The key is to be looking at the wood, not the trees. This would bring other benefits. Enforcement action would focus, not on the minutiae of PAYE compliance, but on the question of whether revenue is fully recorded.
Failure of some businesses to report revenue, while others not only pay tax, but face PAYE audits, is surely the greatest injustice in this area at the moment and the greatest cause of any tax gap.
Certainly it is easier for HMRC to check up on the detailed compliance of the registered rather than go after those outside the formal system – but we cannot always be guided by the Homer Simpson principle that ‘if a thing’s hard, that means it’s not worth doing’.
À la Française
We often like to compare the flexibility and deregulation of our economy with the supposedly more bureaucratic French. But how do the French tax small business?

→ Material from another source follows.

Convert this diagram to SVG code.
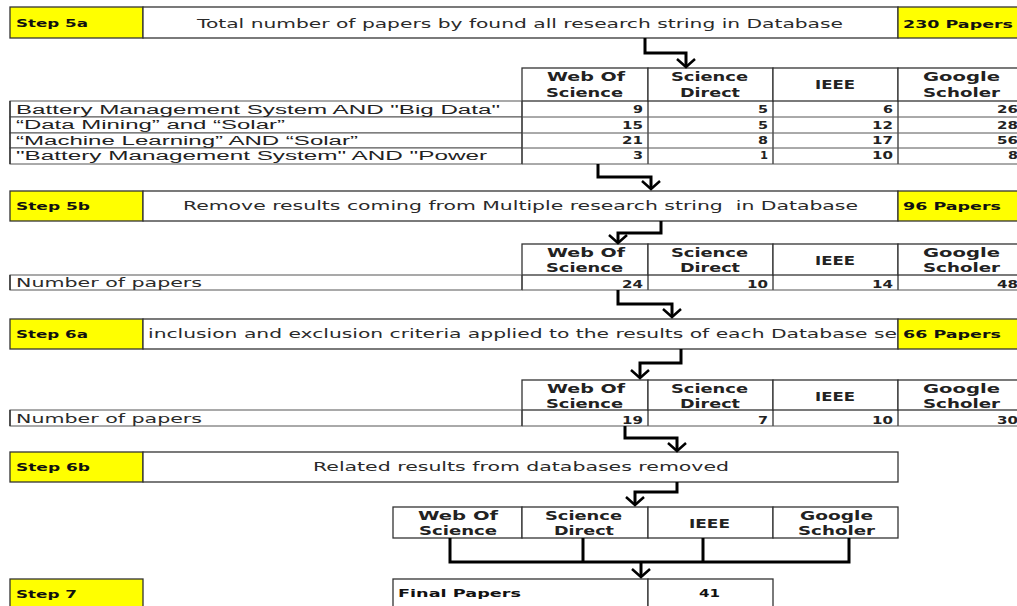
<svg xmlns="http://www.w3.org/2000/svg" width="1017" height="606" viewBox="0 0 1017 606">
<style>
.bg{fill:#fff}
.y{fill:#ffff00;stroke:#333;stroke-width:1.3}
.w{fill:#fff;stroke:#333;stroke-width:1.3}
.row{fill:#fff;stroke:#555;stroke-width:1}
.lbl{font-family:"DejaVu Sans",sans-serif;font-weight:bold;font-size:11px;fill:#111}
.desc{font-family:"DejaVu Sans",sans-serif;font-size:12.5px;fill:#2a2a2a}
.hd{font-family:"DejaVu Sans",sans-serif;font-weight:bold;font-size:11.8px;fill:#222}
.num{font-family:"DejaVu Sans",sans-serif;font-weight:bold;font-size:10.5px;fill:#222}
.ar{font-family:"Liberation Sans",Arial,sans-serif;font-size:12.5px;fill:#222}
.np{font-family:"DejaVu Sans",sans-serif;font-size:12px;fill:#2a2a2a}
.cn{fill:none;stroke:#000;stroke-width:3}
</style>
<defs>
<marker id="ah" viewBox="0 0 20 20" refX="10" refY="10" markerWidth="20" markerHeight="20" markerUnits="userSpaceOnUse" orient="auto">
<path d="M2,1 L10,10 L2,19" fill="none" stroke="#000" stroke-width="2.5"/>
</marker>
</defs>
<rect class="bg" x="0" y="0" width="1017" height="606"/>

<g id="step5a">
<rect class="y" x="10" y="7" width="133" height="31"/>
<rect class="w" x="143" y="7" width="755" height="31"/>
<rect class="y" x="898" y="7" width="130" height="31"/>
<text class="lbl" x="16" y="27" textLength="72" lengthAdjust="spacingAndGlyphs">Step 5a</text>
<text class="desc" x="197" y="27.5" textLength="646" lengthAdjust="spacingAndGlyphs">Total number of papers by found all research string in Database</text>
<text class="lbl" x="903" y="27.5" textLength="110" lengthAdjust="spacingAndGlyphs">230 Papers</text>
</g>

<g id="table1">
<rect class="w" x="522" y="68" width="126" height="33"/>
<rect class="w" x="648" y="68" width="125" height="33"/>
<rect class="w" x="773" y="68" width="125" height="33"/>
<rect class="w" x="898" y="68" width="126" height="33"/>
<text class="hd" x="547" y="81" textLength="78" lengthAdjust="spacingAndGlyphs">Web Of</text>
<text class="hd" x="546" y="96.5" textLength="77" lengthAdjust="spacingAndGlyphs">Science</text>
<text class="hd" x="671" y="81" textLength="77" lengthAdjust="spacingAndGlyphs">Science</text>
<text class="hd" x="680" y="96.5" textLength="60" lengthAdjust="spacingAndGlyphs">Direct</text>
<text class="hd" x="815" y="89.3" textLength="40" lengthAdjust="spacingAndGlyphs">IEEE</text>
<text class="hd" x="923" y="81" textLength="77" lengthAdjust="spacingAndGlyphs">Google</text>
<text class="hd" x="923" y="96.5" textLength="77" lengthAdjust="spacingAndGlyphs">Scholer</text>

<rect class="row" x="10" y="101" width="512" height="16"/>
<rect class="row" x="10" y="117" width="512" height="16"/>
<rect class="row" x="10" y="133" width="512" height="15"/>
<rect class="row" x="10" y="148" width="512" height="16"/>
<path d="M522,101 V164 M648,101 V164 M773,101 V164 M898,101 V164" fill="none" stroke="#333" stroke-width="1.3"/>
<path d="M522,117 H1024 M522,133 H1024 M522,148 H1024 M522,164 H1024" fill="none" stroke="#555" stroke-width="1"/>
<line x1="10" y1="101" x2="10" y2="164" stroke="#333" stroke-width="1.5"/>
<text class="ar" x="16" y="113.5" textLength="484" lengthAdjust="spacingAndGlyphs">Battery Management System AND "Big Data"</text>
<text class="ar" x="16" y="129" textLength="269" lengthAdjust="spacingAndGlyphs">“Data Mining” and “Solar”</text>
<text class="ar" x="16" y="144.5" textLength="342" lengthAdjust="spacingAndGlyphs">“Machine Learning” AND “Solar”</text>
<text class="ar" x="16" y="160" textLength="471" lengthAdjust="spacingAndGlyphs">"Battery Management System" AND "Power</text>

<text class="num" x="633" y="113.3" textLength="10" lengthAdjust="spacingAndGlyphs">9</text>
<text class="num" x="758" y="113.3" textLength="10" lengthAdjust="spacingAndGlyphs">5</text>
<text class="num" x="883" y="113.3" textLength="10" lengthAdjust="spacingAndGlyphs">6</text>
<text class="num" x="997" y="113.3" textLength="21" lengthAdjust="spacingAndGlyphs">26</text>
<text class="num" x="622" y="128.5" textLength="21" lengthAdjust="spacingAndGlyphs">15</text>
<text class="num" x="758" y="128.5" textLength="10" lengthAdjust="spacingAndGlyphs">5</text>
<text class="num" x="872" y="128.5" textLength="21" lengthAdjust="spacingAndGlyphs">12</text>
<text class="num" x="997" y="128.5" textLength="21" lengthAdjust="spacingAndGlyphs">28</text>
<text class="num" x="622" y="143.7" textLength="21" lengthAdjust="spacingAndGlyphs">21</text>
<text class="num" x="758" y="143.7" textLength="10" lengthAdjust="spacingAndGlyphs">8</text>
<text class="num" x="872" y="143.7" textLength="21" lengthAdjust="spacingAndGlyphs">17</text>
<text class="num" x="997" y="143.7" textLength="21" lengthAdjust="spacingAndGlyphs">56</text>
<text class="num" x="633" y="158.7" textLength="10" lengthAdjust="spacingAndGlyphs">3</text>
<text class="num" x="760" y="158.7" textLength="8" lengthAdjust="spacingAndGlyphs">1</text>
<text class="num" x="872" y="158.7" textLength="21" lengthAdjust="spacingAndGlyphs">10</text>
<text class="num" x="1008" y="158.7" textLength="10" lengthAdjust="spacingAndGlyphs">8</text>
</g>

<g id="step5b">
<rect class="y" x="10" y="191" width="133" height="30"/>
<rect class="w" x="143" y="191" width="755" height="30"/>
<rect class="y" x="898" y="191" width="130" height="30"/>
<text class="lbl" x="16" y="210" textLength="74" lengthAdjust="spacingAndGlyphs">Step 5b</text>
<text class="desc" x="183" y="210" textLength="675" lengthAdjust="spacingAndGlyphs">Remove results coming from Multiple research string &#160;in Database</text>
<text class="lbl" x="903" y="210" textLength="98" lengthAdjust="spacingAndGlyphs">96 Papers</text>
</g>

<g id="table2">
<rect class="w" x="522" y="244" width="126" height="31"/>
<rect class="w" x="648" y="244" width="125" height="31"/>
<rect class="w" x="773" y="244" width="125" height="31"/>
<rect class="w" x="898" y="244" width="126" height="31"/>
<text class="hd" x="547" y="257" textLength="78" lengthAdjust="spacingAndGlyphs">Web Of</text>
<text class="hd" x="546" y="272.3" textLength="77" lengthAdjust="spacingAndGlyphs">Science</text>
<text class="hd" x="671" y="257" textLength="77" lengthAdjust="spacingAndGlyphs">Science</text>
<text class="hd" x="680" y="272.3" textLength="60" lengthAdjust="spacingAndGlyphs">Direct</text>
<text class="hd" x="815" y="265" textLength="40" lengthAdjust="spacingAndGlyphs">IEEE</text>
<text class="hd" x="923" y="257" textLength="77" lengthAdjust="spacingAndGlyphs">Google</text>
<text class="hd" x="923" y="272.3" textLength="77" lengthAdjust="spacingAndGlyphs">Scholer</text>
<rect class="row" x="10" y="275" width="512" height="15"/>
<path d="M522,275 V290 M648,275 V290 M773,275 V290 M898,275 V290" stroke="#333" stroke-width="1.3" fill="none"/>
<path d="M522,290 H1024" stroke="#555" stroke-width="1" fill="none"/>
<line x1="10" y1="275" x2="10" y2="290" stroke="#333" stroke-width="1.5"/>
<text class="np" x="16" y="286.8" textLength="186" lengthAdjust="spacingAndGlyphs">Number of papers</text>
<text class="num" x="622" y="287.5" textLength="21" lengthAdjust="spacingAndGlyphs">24</text>
<text class="num" x="747" y="287.5" textLength="21" lengthAdjust="spacingAndGlyphs">10</text>
<text class="num" x="872" y="287.5" textLength="21" lengthAdjust="spacingAndGlyphs">14</text>
<text class="num" x="997" y="287.5" textLength="21" lengthAdjust="spacingAndGlyphs">48</text>
</g>

<g id="step6a">
<rect class="y" x="10" y="319" width="133" height="30"/>
<rect class="w" x="143" y="319" width="755" height="30"/>
<text class="desc" x="148" y="337.5" textLength="749" lengthAdjust="spacingAndGlyphs">inclusion and exclusion criteria applied to the results of each Database se</text>
<rect class="y" x="898" y="319" width="130" height="30"/>
<text class="lbl" x="16" y="337.5" textLength="72" lengthAdjust="spacingAndGlyphs">Step 6a</text>
<text class="lbl" x="903" y="337.5" textLength="98" lengthAdjust="spacingAndGlyphs">66 Papers</text>
</g>

<g id="table3">
<rect class="w" x="522" y="380" width="126" height="30"/>
<rect class="w" x="648" y="380" width="125" height="30"/>
<rect class="w" x="773" y="380" width="125" height="30"/>
<rect class="w" x="898" y="380" width="126" height="30"/>
<text class="hd" x="547" y="392.7" textLength="78" lengthAdjust="spacingAndGlyphs">Web Of</text>
<text class="hd" x="546" y="408.3" textLength="77" lengthAdjust="spacingAndGlyphs">Science</text>
<text class="hd" x="671" y="392.7" textLength="77" lengthAdjust="spacingAndGlyphs">Science</text>
<text class="hd" x="680" y="408.3" textLength="60" lengthAdjust="spacingAndGlyphs">Direct</text>
<text class="hd" x="815" y="400.7" textLength="40" lengthAdjust="spacingAndGlyphs">IEEE</text>
<text class="hd" x="923" y="392.7" textLength="77" lengthAdjust="spacingAndGlyphs">Google</text>
<text class="hd" x="923" y="408.3" textLength="77" lengthAdjust="spacingAndGlyphs">Scholer</text>
<rect class="row" x="10" y="410" width="512" height="16"/>
<path d="M522,410 V426 M648,410 V426 M773,410 V426 M898,410 V426" stroke="#333" stroke-width="1.3" fill="none"/>
<path d="M522,426 H1024" stroke="#555" stroke-width="1" fill="none"/>
<line x1="10" y1="410" x2="10" y2="426" stroke="#333" stroke-width="1.5"/>
<text class="np" x="16" y="423" textLength="186" lengthAdjust="spacingAndGlyphs">Number of papers</text>
<text class="num" x="622" y="424" textLength="21" lengthAdjust="spacingAndGlyphs">19</text>
<text class="num" x="758" y="424" textLength="10" lengthAdjust="spacingAndGlyphs">7</text>
<text class="num" x="872" y="424" textLength="21" lengthAdjust="spacingAndGlyphs">10</text>
<text class="num" x="997" y="424" textLength="21" lengthAdjust="spacingAndGlyphs">30</text>
</g>

<g id="step6b">
<rect class="y" x="10" y="452" width="133" height="30"/>
<rect class="w" x="143" y="452" width="755" height="30"/>
<text class="lbl" x="16" y="470.5" textLength="74" lengthAdjust="spacingAndGlyphs">Step 6b</text>
<text class="desc" x="313" y="470.7" textLength="416" lengthAdjust="spacingAndGlyphs">Related results from databases removed</text>
</g>

<g id="databases">
<rect class="w" x="393" y="507" width="129" height="31"/>
<rect class="w" x="522" y="507" width="126" height="31"/>
<rect class="w" x="648" y="507" width="125" height="31"/>
<rect class="w" x="773" y="507" width="125" height="31"/>
<text class="hd" x="418" y="520" textLength="80" lengthAdjust="spacingAndGlyphs">Web Of</text>
<text class="hd" x="419" y="535.3" textLength="78" lengthAdjust="spacingAndGlyphs">Science</text>
<text class="hd" x="545" y="520" textLength="77" lengthAdjust="spacingAndGlyphs">Science</text>
<text class="hd" x="554" y="535.3" textLength="60" lengthAdjust="spacingAndGlyphs">Direct</text>
<text class="hd" x="689" y="528" textLength="41" lengthAdjust="spacingAndGlyphs">IEEE</text>
<text class="hd" x="800" y="520" textLength="73" lengthAdjust="spacingAndGlyphs">Google</text>
<text class="hd" x="798" y="535.3" textLength="77" lengthAdjust="spacingAndGlyphs">Scholer</text>
</g>

<g id="step7">
<rect class="y" x="10" y="579" width="133" height="40"/>
<text class="lbl" x="16" y="598" textLength="61" lengthAdjust="spacingAndGlyphs">Step 7</text>
</g>

<g id="final">
<rect class="w" x="393" y="579" width="255" height="40"/>
<rect class="w" x="648" y="579" width="125" height="40"/>
<text class="lbl" x="398" y="597" textLength="123" lengthAdjust="spacingAndGlyphs">Final Papers</text>
<text class="lbl" x="699" y="597" textLength="21" lengthAdjust="spacingAndGlyphs">41</text>
</g>

<g id="connectors">
<path class="cn" d="M645,38 V53 H686 V67" marker-end="url(#ah)"/>
<path class="cn" d="M598,164 V177 H651 V189" marker-end="url(#ah)"/>
<path class="cn" d="M661,221 V233 H618 V243" marker-end="url(#ah)"/>
<path class="cn" d="M618,290 V304 H672 V317" marker-end="url(#ah)"/>
<path class="cn" d="M681,349 V363 H640 V378" marker-end="url(#ah)"/>
<path class="cn" d="M625,426 V438 H677 V451" marker-end="url(#ah)"/>
<path class="cn" d="M677,482 V492 H635 V505" marker-end="url(#ah)"/>
<path class="cn" d="M450,538 V562 H849 V538 M583,538 V562 M703,538 V562"/>
<path class="cn" d="M641,562 V577" marker-end="url(#ah)"/>
</g>
</svg>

They impose a flat rate of tax on revenue, computed by a deemed ratio of expenses to revenues. How many different rates do they have? Two, compared with umpteen industry rates in the UK flat VAT scheme.
The home of égalité is content with very rough justice indeed. The answer to concerns about getting it precisely right is a Gallic shrug.
But all is not lost. ‘Courage, mon brave!’ The French scheme applies only to the taxation of proprietors.
We have the opportunity to leapfrog our neighbours and restore our reputation for pragmatism, by creating an option for a single, comprehensive, flat tax for microbusinesses.
Pope was indeed wrong – at least when it comes to tax policy. It is not learning, but simplification, of which ‘shallow draughts intoxicate the brain’, and which must be drunk deep to achieve real results.